I came across this poster that reminded me of our conversation which I want to buy for her birthday:
Poster from My Little Underground
Yesterday evening, after Ever-Patient left for volleyball with #1, I cuddled on the couch with the 4. #3, #4, and #5 all fell asleep and I asked #2 if she wanted to watch a bit of TV with me before bed. She snuggled up next to me and we ended up flipping to Oprah who was interviewing Colin Firth and Tom Ford about their new movie, “A Single Man.” I watched #2 watching. Her forehead wrinkled as she tried to understand the subject matter. She heard a phrase that espoused the significance of the “present moment.” She asked, “What’s ‘the present moment’?” I answered, “Right now. This very instant we’re talking and your siblings are asleep. Yesterday or even 5 minutes ago is called the past and tomorrow or even 5 minutes from now is the future.

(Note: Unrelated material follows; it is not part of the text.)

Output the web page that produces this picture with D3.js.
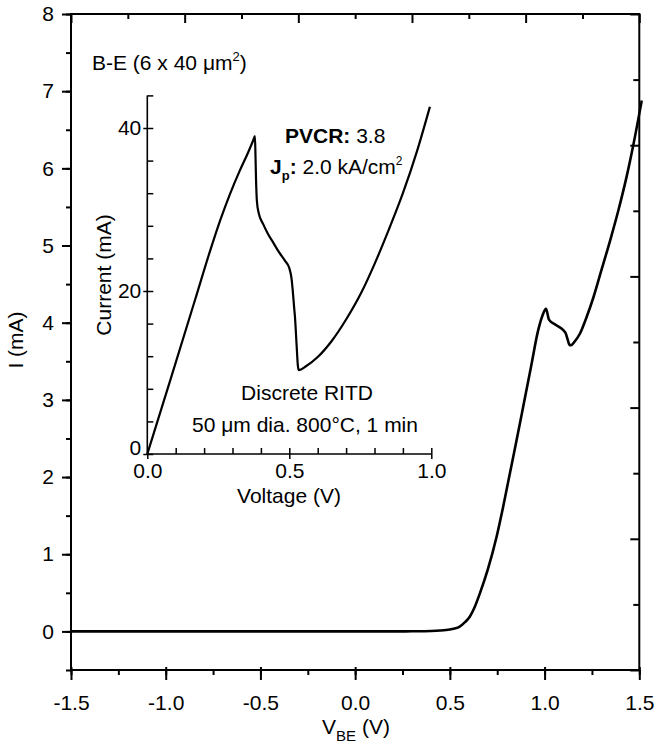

Can we change what happened in the past?” She paused and said, “No.” And I asked her, “Can we guess what’s going to happen tomorrow?” She paused and said “No.” And I told her a saying that a friend had told me, “Yesterday is history. Tomorrow’s a mystery. Today’s a gift and that’s why they call it the Present.” She still looked unsure but whenever she encounters new ideas, she talks it out to try and grasp the concept. She began, “So…when you get a gift, you don’t know what is inside…is that like the Present? Because you don’t know what can happen the next moment? So each moment is like a gift waiting to be opened? Just like how we’re talking and I’m learning something new?”
I started to well up and feel a lump in my throat. It had only taken me almost 30 years to figure out this secret to happiness that my 6.5 year old had deduced in a matter of minutes. I reaffirmed her discovery and we sit in quiet. I watch her and am grateful of the lessons her and her siblings teach me every day. Children are more intuitive and more than capable of handling philosophical conversations than we give them credit for. The key is not to dismiss or ignore a potential discussion that if encouraged, could lead them (and you) to gaining an insight into the truth about things and about human nature.
I hope to put the following Walt Whitman poem up in our house:
This is what you shall do:
love the earth and sun, and animals,
despise riches, give alms to every one that asks,
stand up for the stupid and crazy,
devote your income and labor to others,
argue not concerning God,
have patience and indulgence towards the people,
take off your hat to nothing known or unknown, or to any man or number of men;
go freely with the powerful uneducated persons, and with the young, and mothers,
of families: read these leaves in the open air every season
of every year of your life:
re-examine all you have been told at school or church,
or in any books, and
dismiss whatever insults your soul.
Thank you for our question-and-answer periods. I envy your tenacity and thoughtfulness. You truly are more of a teacher than I am. I hope your questions never stop.)